The reduced risks did come with more side effects. Participants treated to 120 experienced fainting more often, but there was no difference in the number of falls leading to injury.
What the guidelines advise depends on both a person’s blood pressure and their overall cardiovascular risk. Someone with mildly elevated pressures (120-129 mmHg) would be counseled on lifestyle change. At 130/80 and above, people at relatively low risk of cardiovascular problems would also be advised to first try lifestyle change. However, those found to be at higher risk of cardiovascular problems could be treated sooner and more aggressively.
Lifestyle Treatment: In all cases, lifestyle improvement addresses the underlying causes of high blood pressure. The major factors linked to lower cardiovascular risk are excess body weight, unhealthy eating patterns (particularly excess sodium intake), physical inactivity and alcohol consumption.

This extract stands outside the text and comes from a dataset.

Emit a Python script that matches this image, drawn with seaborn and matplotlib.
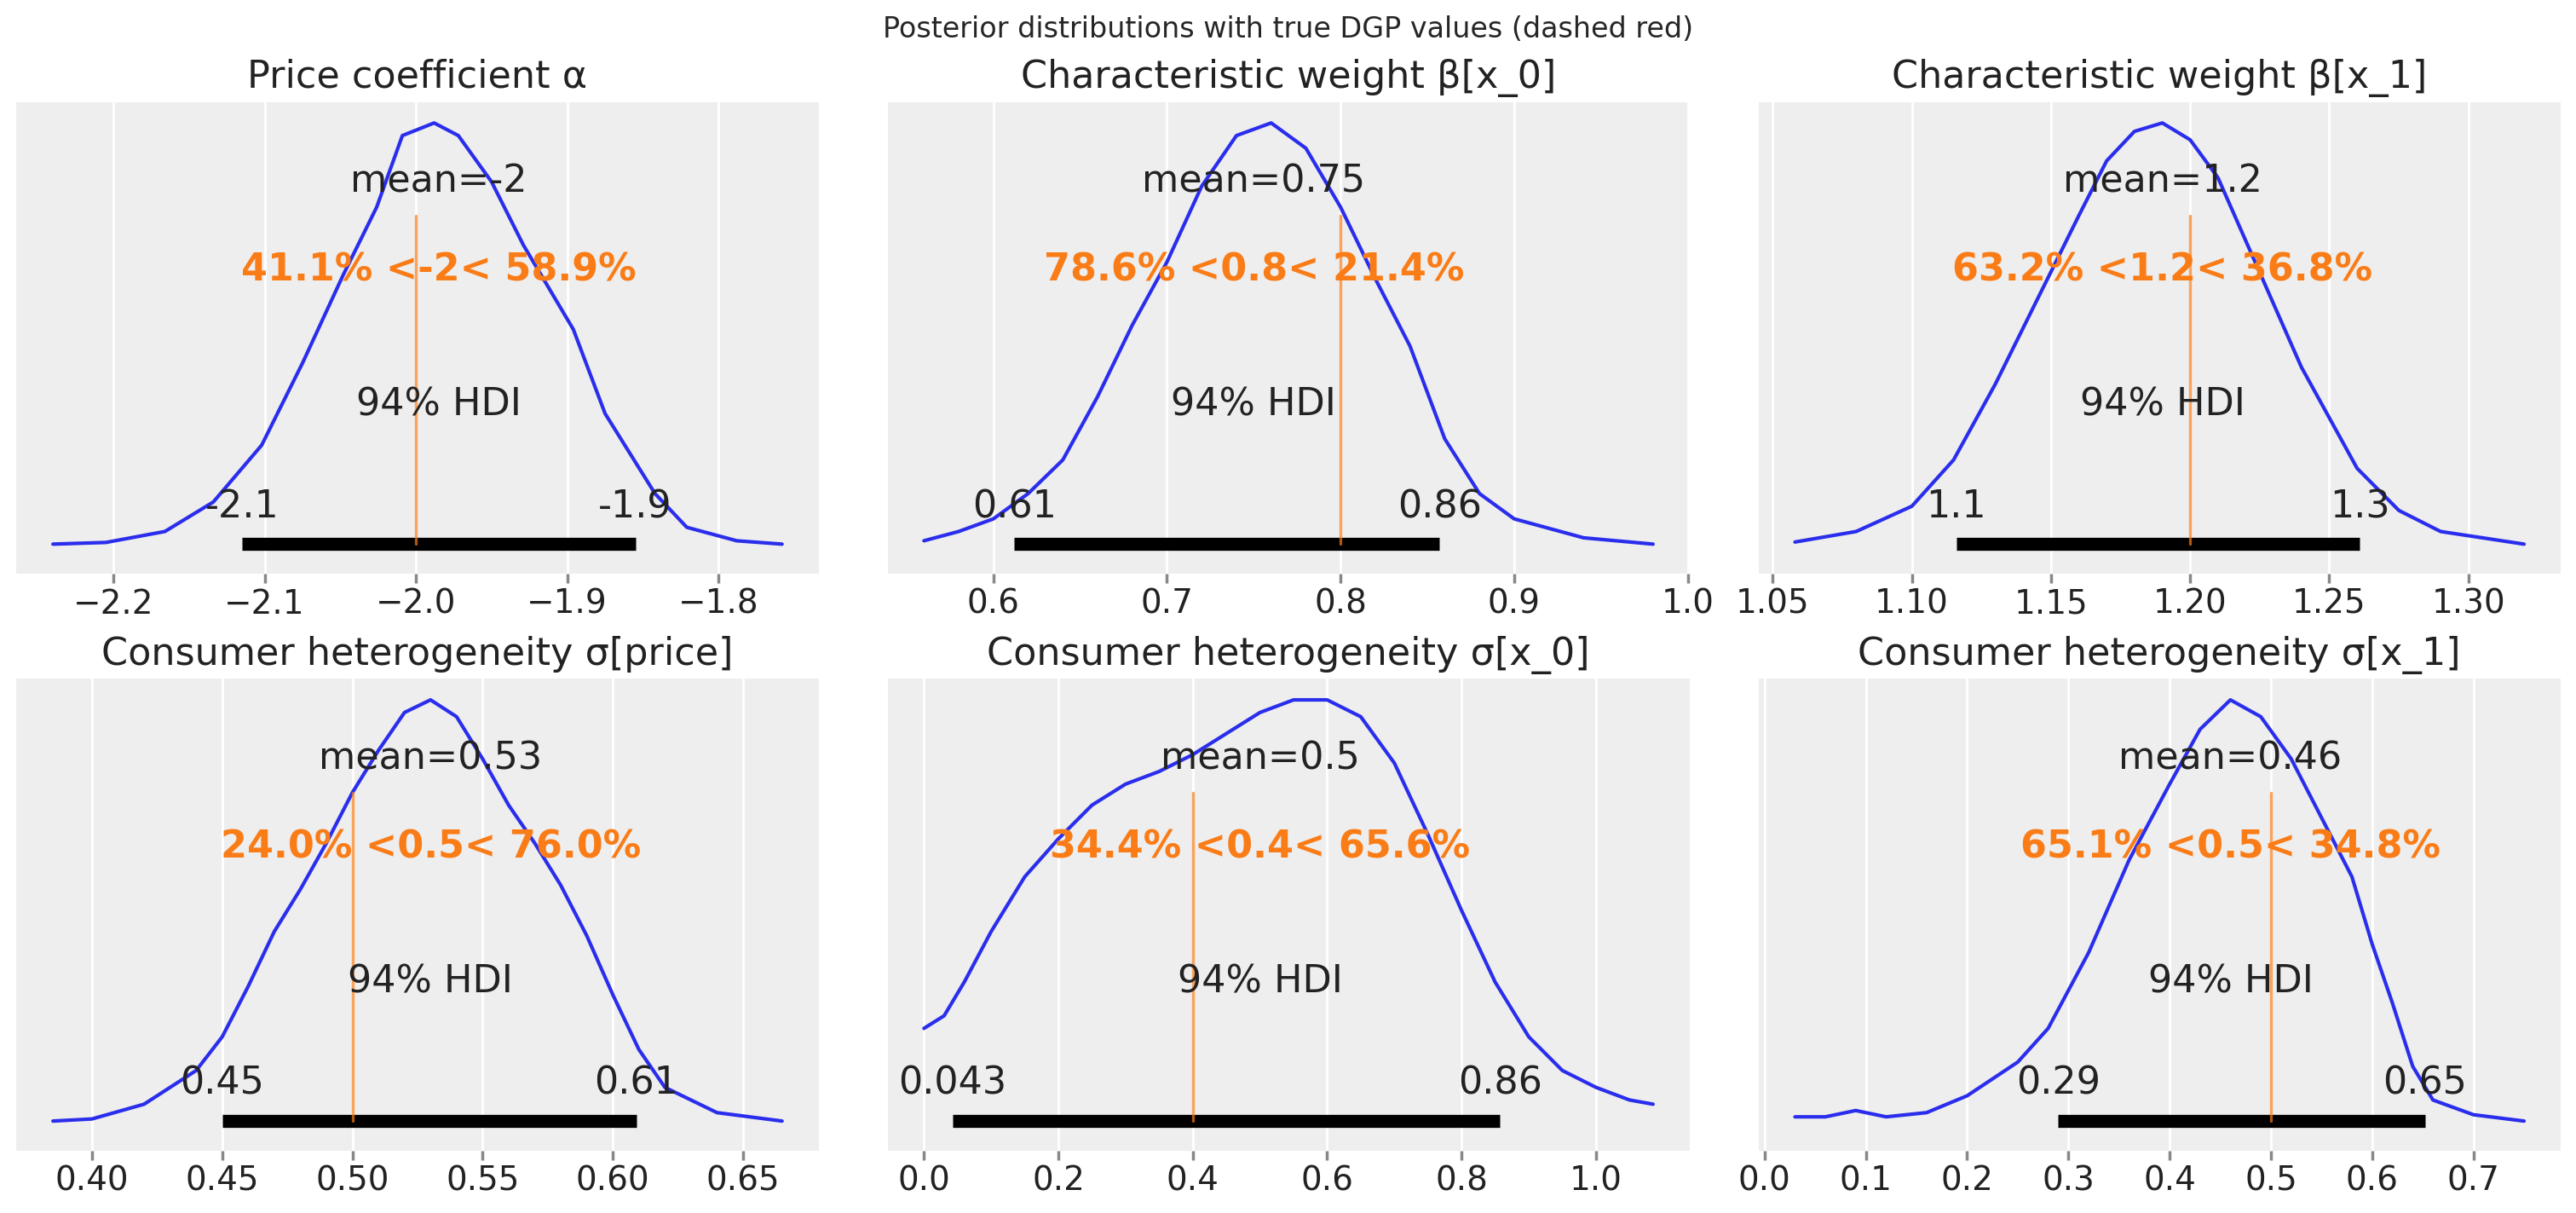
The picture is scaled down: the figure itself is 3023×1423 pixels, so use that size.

Only about half of people treated for high blood pressure under the previous guidelines (below 140/90) are able to reach their targets. The new guidelines raise the bar higher for treatment, but also catch hypertension earlier. Lifestyle changes work, and many people are motivated to change, says Hanna Ahmed, MD, MPH, a cardiologist at Tufts Medical Center.
“I talk to them about the changes that they can make on their own, such as improving their diet, increasing physical activity, losing weight and stopping smoking. Lifestyle changes work to decrease the blood pressure at any level, but medications may be necessary for those who are not able to get to target blood pressure goals with lifestyle changes alone, or for those with baseline higher blood pressure readings.”

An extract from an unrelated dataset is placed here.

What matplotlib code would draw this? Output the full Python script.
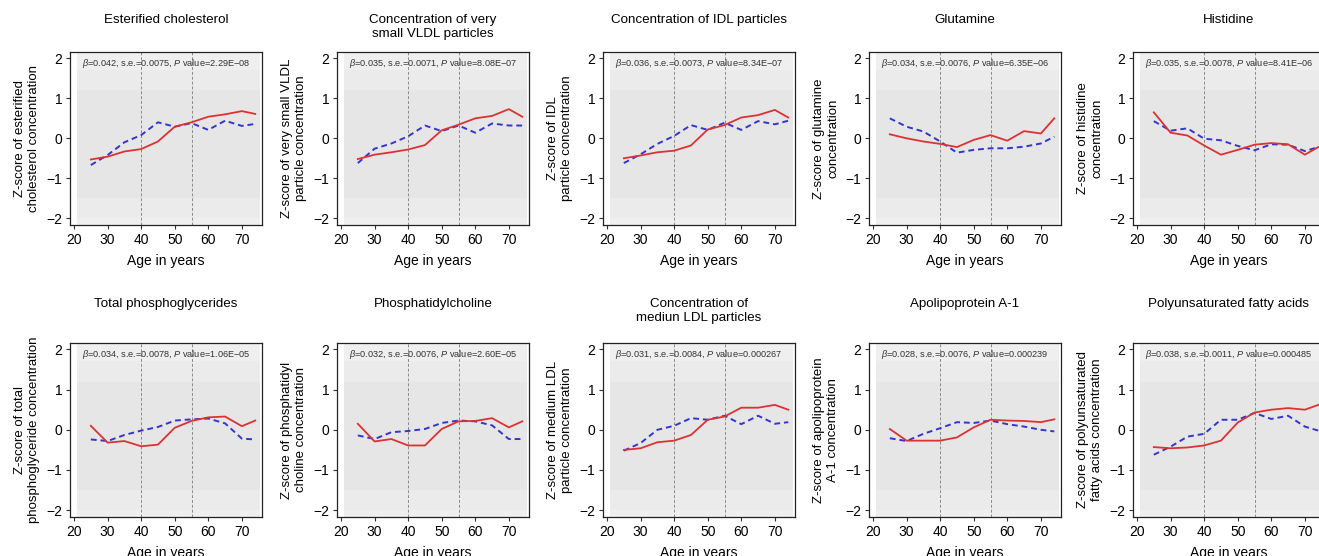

Here are actions you can take to address elevated blood pressure, alone or in combination with medication, as your doctor advises:
- Body Weight. Large epidemiological studies have found a direct relationship between above-normal body weight and risk for hypertension. A Body Mass Index (BMI) below 25 is ideal.

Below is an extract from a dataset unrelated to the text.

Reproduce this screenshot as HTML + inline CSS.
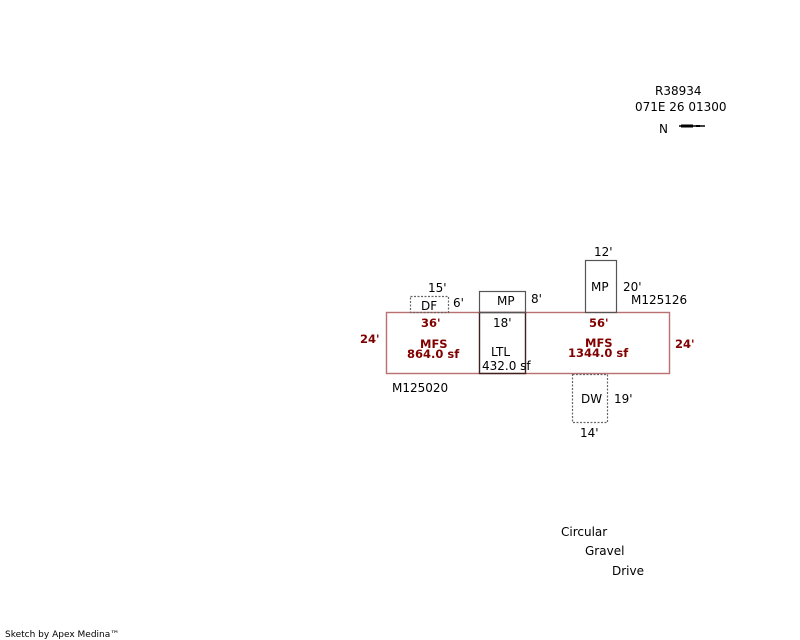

- Physical Activity. Increased physical activity lowers the risk for hypertension. The recommended target for Americans is 150 minutes of moderate exercise (such as walking, light jogging, housework or gardening) per week or 75 minutes of strenuous exercise (gym workouts, for example, or vigorous lap swimming).
- Diet. What you eat, particularly sodium, affects your risk for high blood pressure. The National Institutes of Health has developed a specific diet for lowering high blood pressure: Dietary Approaches to Stop Hypertension (DASH). It’s high in fruits, vegetables and low-fat dairy foods and high in potassium. In a clinical trial of the DASH diet, it lowered systolic blood pressure by about 10 mmHg and diastolic pressure by about 5 mmHg. That’s comparable to the minimum effect of taking a blood pressure medication. In studies, reduced-sodium versions of the DASH diet work even better.
- Potassium. An adequate amount of potassium in your diet is recommended to prevent and treat hypertension. The new blood pressure guidelines advise adults to aim for 3,500 to 5,000 mg of potassium per day.
“Right now it appears that it’s not only sodium; it’s also potassium,” says Alice H. Lichtenstein, DSc, director of Tufts’ HNRCA Cardiovascular Nutrition Laboratory. “However, much less is known about potassium. There’s no evidence to suggest that if you take a potassium supplement you’re going to lower your blood pressure, but it does appear that if you eat more foods that are lower in sodium and higher in potassium, you have improve your blood pressure.”
- Alcohol. The new blood pressure guidelines note that alcohol consumption may account for a significant number of cases of hypertension in the US. Guidelines suggest limiting daily intake to 1 standard drink if you are a woman and 2 drinks if you are a man. A standard drink is 12 ounces of beer, 5 ounces of wine, or 1.5 ounces of 80-proof spirits.